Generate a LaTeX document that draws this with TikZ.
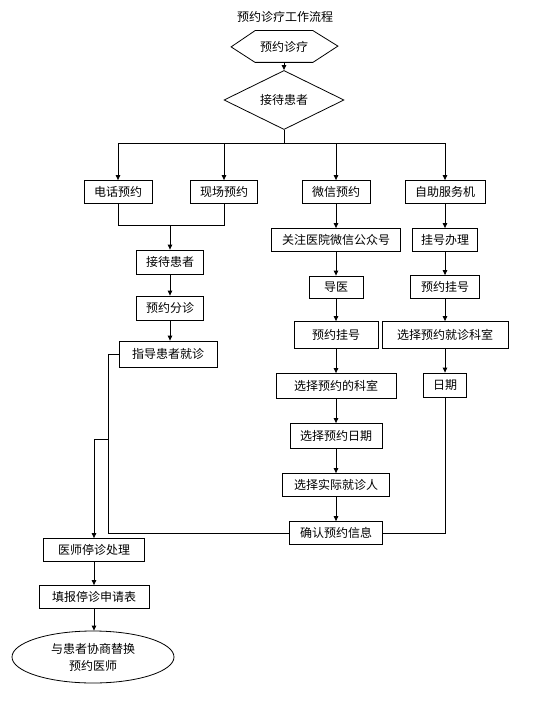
\documentclass[tikz,border=0pt]{standalone}
\usepackage{fontspec}
\newfontfamily\cjk{Noto Sans CJK SC}
\usetikzlibrary{arrows.meta}
\usetikzlibrary{shapes.geometric}

\begin{document}
\begin{tikzpicture}[x=1pt,y=-1pt,font=\cjk\fontsize{12}{17}\selectfont,line width=0.8pt,
        box/.style={draw,rectangle,inner sep=0pt,minimum height=23pt},
        arr/.style={-{Triangle[length=5pt,width=4.5pt]}}]
    \useasboundingbox (0,0) rectangle (535,706);
    \node (title) at (285,17) {预约诊疗工作流程};
    \node[minimum width=57pt,minimum height=31pt,inner sep=0pt] (hex) at (284,46.5) {预约诊疗};
    \draw (hex.north west) -- (hex.north east) -- ++(25,15.5) -- (hex.south east) -- (hex.south west) -- ++(-24,-15.5) -- cycle;
    \node[draw,diamond,inner sep=0pt,minimum width=120pt,minimum height=47pt] (recv) at (284,100) {接待患者};
    \draw[arr] (hex) -- (recv);
    \coordinate (split) at (284,143);
    \draw (recv) -- (split);

    \node[box,minimum width=68pt] (phone) at (118,192) {电话预约};
    \node[box,minimum width=67pt] (onsite) at (224,192) {现场预约};
    \node[box,minimum width=68pt] (wechat) at (336,192) {微信预约};
    \node[box,minimum width=80pt] (kiosk) at (445,192) {自助服务机};
    \draw (split -| phone) -- (split -| kiosk);
    \foreach \n in {phone,onsite,wechat,kiosk}
        \draw[arr] (split -| \n) -- (\n);

    \coordinate (merge) at (170,225);
    \draw (phone) -- (phone |- merge) -- (onsite |- merge) -- (onsite);
    \node[box,minimum width=67pt,minimum height=24pt] (recv2) at (170,262) {接待患者};
    \node[box,minimum width=67pt,minimum height=24pt] (triage) at (170,308) {预约分诊};
    \node[box,minimum width=98pt,minimum height=26pt] (guide) at (168,354) {指导患者就诊};
    \draw[arr] (merge) -- (recv2);
    \draw[arr] (recv2) -- (triage);
    \draw[arr] (triage.south) -- (triage.south |- guide.north);

    \node[box,minimum width=129pt] (follow) at (336,240) {关注医院微信公众号};
    \node[box,minimum width=54pt,minimum height=22pt] (usher) at (336,287) {导医};
    \node[box,minimum width=84pt,minimum height=27pt] (wreg) at (336,335) {预约挂号};
    \node[box,minimum width=120pt,minimum height=25pt] (wdept) at (336,386) {选择预约的科室};
    \node[box,minimum width=92pt,minimum height=25pt] (wdate) at (336,436) {选择预约日期};
    \node[box,minimum width=107pt] (wwho) at (336,485) {选择实际就诊人};
    \node[box,minimum width=93pt] (confirm) at (336,533) {确认预约信息};
    \foreach \a/\b in {wechat/follow,follow/usher,usher/wreg,wreg/wdept,wdept/wdate,wdate/wwho,wwho/confirm}
        \draw[arr] (\a) -- (\b);

    \node[box,minimum width=65pt] (handle) at (445,240) {挂号办理};
    \node[box,minimum width=69pt] (kreg) at (445,287) {预约挂号};
    \node[box,minimum width=126pt,minimum height=27pt] (kdept) at (445,335) {选择预约就诊科室};
    \node[box,minimum width=43pt,minimum height=24pt] (kdate) at (445,385) {日期};
    \foreach \a/\b in {kiosk/handle,handle/kreg,kreg/kdept,kdept/kdate}
        \draw[arr] (\a) -- (\b);
    \draw (kdate) -- (kdate |- confirm) -- (confirm);

    \draw (guide.west) -- ++(-10,0) coordinate (loop) -- (loop |- confirm) -- (confirm);
    \coordinate (branch) at (loop |- 0,439);
    \node[box,minimum width=101pt] (stop) at (94,550) {医师停诊处理};
    \node[box,minimum width=110pt] (report) at (94,597) {填报停诊申请表};
    \node[draw,ellipse,inner sep=0pt,minimum width=162pt,minimum height=52pt,align=center] (swap) at (93,657) {与患者协商替换\\预约医师};
    \draw[arr] (branch) -- (branch -| stop) -- (stop);
    \draw[arr] (stop) -- (report);
    \draw[arr] (report) -- (report |- swap.north);
\end{tikzpicture}
\end{document}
········
- **What this task involves**
All of the data above should be quoted exactly, except for the pictures.

- **Solution below**
Generate a LaTeX document that draws this with TikZ.
\documentclass[tikz,border=0pt]{standalone}
\usepackage{fontspec}
\newfontfamily\cjk{Noto Sans CJK SC}
\usetikzlibrary{arrows.meta}
\usetikzlibrary{shapes.geometric}

\begin{document}
\begin{tikzpicture}[x=1pt,y=-1pt,font=\cjk\fontsize{12}{17}\selectfont,line width=0.8pt,
        box/.style={draw,rectangle,inner sep=0pt,minimum height=23pt},
        arr/.style={-{Triangle[length=5pt,width=4.5pt]}}]
    \useasboundingbox (0,0) rectangle (535,706);
    \node (title) at (285,17) {预约诊疗工作流程};
    \node[minimum width=57pt,minimum height=31pt,inner sep=0pt] (hex) at (284,46.5) {预约诊疗};
    \draw (hex.north west) -- (hex.north east) -- ++(25,15.5) -- (hex.south east) -- (hex.south west) -- ++(-24,-15.5) -- cycle;
    \node[draw,diamond,inner sep=0pt,minimum width=120pt,minimum height=47pt] (recv) at (284,100) {接待患者};
    \draw[arr] (hex) -- (recv);
    \coordinate (split) at (284,143);
    \draw (recv) -- (split);

    \node[box,minimum width=68pt] (phone) at (118,192) {电话预约};
    \node[box,minimum width=67pt] (onsite) at (224,192) {现场预约};
    \node[box,minimum width=68pt] (wechat) at (336,192) {微信预约};
    \node[box,minimum width=80pt] (kiosk) at (445,192) {自助服务机};
    \draw (split -| phone) -- (split -| kiosk);
    \foreach \n in {phone,onsite,wechat,kiosk}
        \draw[arr] (split -| \n) -- (\n);

    \coordinate (merge) at (170,225);
    \draw (phone) -- (phone |- merge) -- (onsite |- merge) -- (onsite);
    \node[box,minimum width=67pt,minimum height=24pt] (recv2) at (170,262) {接待患者};
    \node[box,minimum width=67pt,minimum height=24pt] (triage) at (170,308) {预约分诊};
    \node[box,minimum width=98pt,minimum height=26pt] (guide) at (168,354) {指导患者就诊};
    \draw[arr] (merge) -- (recv2);
    \draw[arr] (recv2) -- (triage);
    \draw[arr] (triage.south) -- (triage.south |- guide.north);

    \node[box,minimum width=129pt] (follow) at (336,240) {关注医院微信公众号};
    \node[box,minimum width=54pt,minimum height=22pt] (usher) at (336,287) {导医};
    \node[box,minimum width=84pt,minimum height=27pt] (wreg) at (336,335) {预约挂号};
    \node[box,minimum width=120pt,minimum height=25pt] (wdept) at (336,386) {选择预约的科室};
    \node[box,minimum width=92pt,minimum height=25pt] (wdate) at (336,436) {选择预约日期};
    \node[box,minimum width=107pt] (wwho) at (336,485) {选择实际就诊人};
    \node[box,minimum width=93pt] (confirm) at (336,533) {确认预约信息};
    \foreach \a/\b in {wechat/follow,follow/usher,usher/wreg,wreg/wdept,wdept/wdate,wdate/wwho,wwho/confirm}
        \draw[arr] (\a) -- (\b);

    \node[box,minimum width=65pt] (handle) at (445,240) {挂号办理};
    \node[box,minimum width=69pt] (kreg) at (445,287) {预约挂号};
    \node[box,minimum width=126pt,minimum height=27pt] (kdept) at (445,335) {选择预约就诊科室};
    \node[box,minimum width=43pt,minimum height=24pt] (kdate) at (445,385) {日期};
    \foreach \a/\b in {kiosk/handle,handle/kreg,kreg/kdept,kdept/kdate}
        \draw[arr] (\a) -- (\b);
    \draw (kdate) -- (kdate |- confirm) -- (confirm);

    \draw (guide.west) -- ++(-10,0) coordinate (loop) -- (loop |- confirm) -- (confirm);
    \coordinate (branch) at (loop |- 0,439);
    \node[box,minimum width=101pt] (stop) at (94,550) {医师停诊处理};
    \node[box,minimum width=110pt] (report) at (94,597) {填报停诊申请表};
    \node[draw,ellipse,inner sep=0pt,minimum width=162pt,minimum height=52pt,align=center] (swap) at (93,657) {与患者协商替换\\预约医师};
    \draw[arr] (branch) -- (branch -| stop) -- (stop);
    \draw[arr] (stop) -- (report);
    \draw[arr] (report) -- (report |- swap.north);
\end{tikzpicture}
\end{document}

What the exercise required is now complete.